Pritzker signs $15 minimum wage
Governor declares Illinois ‘a state that welcomes working families’
By Ted Cox
Gov. Pritzker signed a $15-an-hour minimum wage into law Tuesday.
”Today, we boldly declare that Illinois is a state that welcomes working families, setting a high standard for workers’ rights, economic opportunity, and economic justice,” Pritzker said in a signing ceremony at the Governor’s Mansion in Springfield.
The first major legislative victory of Pritzker’s administration, the new minimum wage raced through the General Assembly, passing the Senate two weeks ago, a day after it was introduced by Sen. Kimberly Lightford, then cleared the House last week exactly a month after Pritzker took office.
“I traveled the state for the last two years and promised the workers of Illinois that I would stand up for them and fight for 15,” Pritzker said. “Today it’s my great honor to deliver on that commitment.”
Calling it “a great day for Illinois’s working families,” Pritzker pointed out the new minimum wage was “a long time coming,” as it’s been set at $8.25 an hour since 2010.
The new law raises the minimum wage a dollar to $9.25 next year, then to $10 midway through 2020 in July, and then in incremental annual steps to $15 in 2025. Pritzker said the six-year process, as well as state tax credits for small businesses and nonprofits, would “ease the transition.”
Not everyone agreed. Illinois Republican Party Chairman Timothy Schneider called it “only the beginning of J.B. Pritzker’s war on taxpayers and small business,” adding that “nearly doubling the minimum wage will destroy entry-level jobs, raise prices for consumers, and bust budgets at every level of government.”
The Illinois Farm Bureau also opposed it. “We shared our opposition in writing to all state legislators and worked to get our message out to the general media,” said IFB President Richard Guebert Jr. last week. “County Farm Bureau leaders also reached out to legislators and adopted legislators.”

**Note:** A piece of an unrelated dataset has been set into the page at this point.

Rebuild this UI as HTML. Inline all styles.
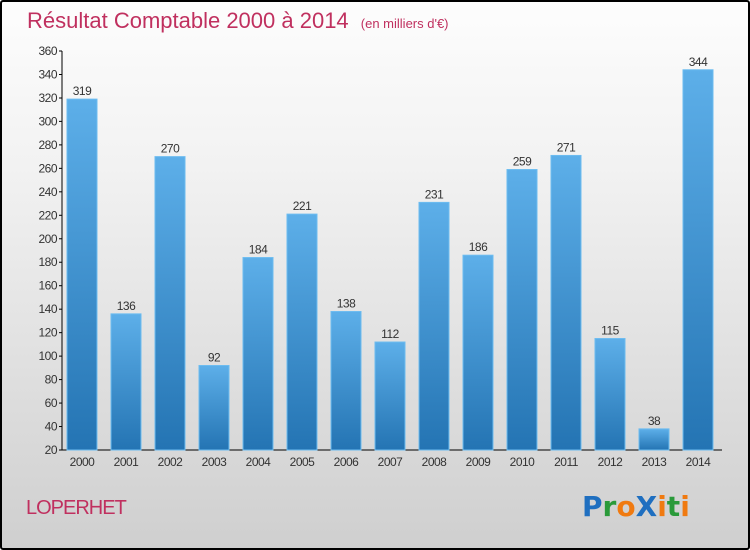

But studies by the Illinois Economic Policy Institute and the Project for Middle Class Renewal at the University of Illinois at Urbana-Champaign have found not only that a $13 minimum wage benefited Chicago and its workforce, but that the $15 minimum wage would have the greatest impact on workers outside the Chicago area.
Calling it “a victory for the cause of economic justice,” Pritzker echoed that Tuesday, saying, “Today, we are saying that the right to a fair wage does not end at Chicago’s border. Workers in East St. Louis, and Peoria, and Springfield deserve that same fair pay.”
Citing the support of the Illinois Restaurant Association, as well as prominent labor groups, he said, “Businesses large and small, from local restaurants to Amazon, made it clear that hardworking employees should be fairly compensated.”
Pritzker lauded the grassroots groups Fight for $15 and Women Employed, and credited legislative leaders Lightford in the Senate and Reps. Jay Hoffman, Will Guzzardi, and Marcus Evans in the House for shepherding the bill through the General Assembly.
“This is a monumental day for our state, a day that redefines what it means to live and work in Illinois,” Pritzker said.
“This is a monumental day for our state, a day that redefines what it means to live and work in Illinois.”
Gov. J.B. Pritzker (One Illinois/Ted Cox)
Pritzker insisted he’d continue to address the needs of Illinois workers with his first budget address, set to be delivered at noon Wednesday in the state Capitol, saying, “In the months that follow, I will work with the General Assembly to advance my agenda to bring real and lasting opportunity to all of our working families. We’ll pass a capital bill to put people to work restoring the infrastructure of our state. We’ll help our small businesses grow, and we’ll attract new businesses, large and small, to Illinois. We’ll also pass a fair income tax that will lower taxes on the middle class and those striving to get there. We make no little plans. So stay tuned.
“But today we celebrate,” he added. “This will improve the lives of families across Illinois, and it will lift people out of poverty. The accomplishment here is nothing short of historic.
“Because of the people in this room and leaders, advocates, and workers across our state, 1.4 million Illinoisans are going to get a raise, 1.4 million Illinoisans are getting new opportunity and new hope. Let’s be proud of that. Let’s celebrate that. And then, let’s remember there’s more work to be done for working families.”